The year is winding down and for Congress that means it is time to pass the final versions of bills known as conference reports. Over the years, conference reports have been the biggest offenders in their timely availability for lawmakers and the public to read. Since 1999, nearly 80% of all conference reports were voted on in the House of Representatives without being available for at least 72 hours prior to floor consideration.
Conference reports are the product of negotiations between the House and Senate after each chamber has passed different versions of the same bill. These reports contain the various compromises made between the two chambers of Congress.
In 1970, Congress passed the Congressional Reorganization Act of 1970, which required all committee and conference reports be made available to lawmakers (note: not the public) for three days prior to consideration on the floor of either chamber. This requirement was established in both the House and Senate rules. As evidenced by the recent decline in availability, the rule is subject to be waived.
In the House the decision to waive this rule is made by the House Rules Committee. The Rules Committee has jurisdiction over nearly all legislation before it comes to the floor for consideration. Their job is to establish the rules for debate of a particular bill or conference report. This includes deciding which rules to waive for consideration.
The earliest data immediately available (via thomas.loc.gov) is from the 93rd Congress (1973-1974). This Congress rarely waived the new three day holdover rule on conference reports. Only 25% of conference reports considered in the House were available to lawmakers for fewer than 72 hours. The seventies marked a period where regular congressional order was held in higher esteem.
The 97th Congress (1981-1982) was the first Congress to send more than 50% of conference reports to the floor of the House for consideration without providing the 72 hour holdover period. In total, the three day holdover rule was waived 60% of the time. This instituted a period in Congress where fidelity to the three day holdover rule alternated between midterm election Congresses providing less availability (97th, 99th, 101st Congresses) and presidential election Congresses providing more availability (98th, 100th Congresses).
In the 102nd Congress (1991-1992) this period came to an end. Varying factors including a declining respect for congressional institutions and rules, the Gulf War and a recession led to a dramatic increase the waiving of the three day holdover rule for conference reports in the House. A full 73% of all conference reports considered in the House were not made available for at least 72 hours prior to consideration. The next Congress saw a brief respite and a return to sub-50% numbers for conference report availability. Then came the massive Republican victory in 1994.

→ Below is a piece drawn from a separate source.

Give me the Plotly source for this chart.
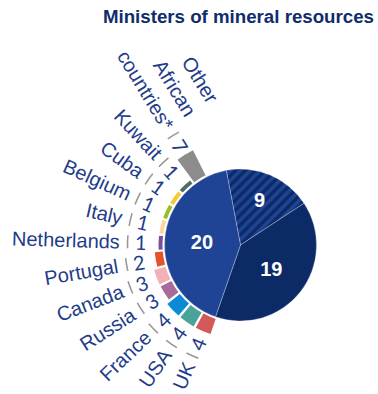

Regular order had been in serious decline for some time in the House. By the mid-1990s, the number of days in session had collapsed from the highs of the 1970s and the majority increasingly used the rules process — including waiving the three day holdover rule — to stymie the minority’s ability to participate. The insurgent Republicans capitalized on these faults to attack the Democrats as institutionally corrupt. In 1994, the Republicans swept the Democrats out of power, but quickly walked back their agenda of restoring regular order. This soon became most evident with the three day holdover rule.
More than 60% of the time during the two Congresses (104th and 105th) when Newt Gingrich served as Speaker of the House conference reports were not made available for at least 72 hours prior to consideration. Looking at the situation today, this would be commendable. For in the 106th Congress (1999-2000) the way Congress was run changed.
In 1999, Texas Congressman Tom DeLay rose to the position of House Majority Whip in the Republican leadership. DeLay had a take-no-prisoners sense of governing and began to make the House reflect his confrontational, unapologetic style. To DeLay, legislating was a war. The less the minority Democrats knew the better. Fewer and fewer bills and conference reports would be made available for lawmakers to see prior to floor consideration.
In the 106th Congress, 75% of all conference reports were available for less than 72 hours prior to consideration. In the 107th Congress, that number went up to 78%. Then the 108th Congress shot up to 87% and the 109th Congress, the most recent Republican Congress, saw 82% of conference reports made available for less than 72 hours. These numbers are astonishing and became part of the Democratic criticism of the Republican majority.
Just like the Republicans in 1994, Democrats capitalized on a series of corruption investigations and the majority’s disrespect for institutional order and minority rights to win the 2006 midterm elections. While the Democrats did not make the situation surrounding the availability of conference any worse, as the Republicans did when they came to power, they have not made it any better. The 110th Congress (2007-2008) waived the three day holdover rule and allowed 75% of conference reports to come to floor for consideration without being available for at least 72 hours. So far, for 2009, that number stands at 80%.
As is the case throughout the history of Congress, once a process is begun by one party to consolidate power — in this case, the refusal to allow the minority to see legislation in a reasonable amount of time before consideration — the incoming party does not reject the same process. It is an unfortunate truth that makes it all the more difficult to change behavior in the future. In recent months, public pressure has come to bear on Congress to not only reverse this trend of considering bills without 72 hours for lawmakers to read both bills and conference reports, but to provide 72 hours for the public to review both bills and conference reports.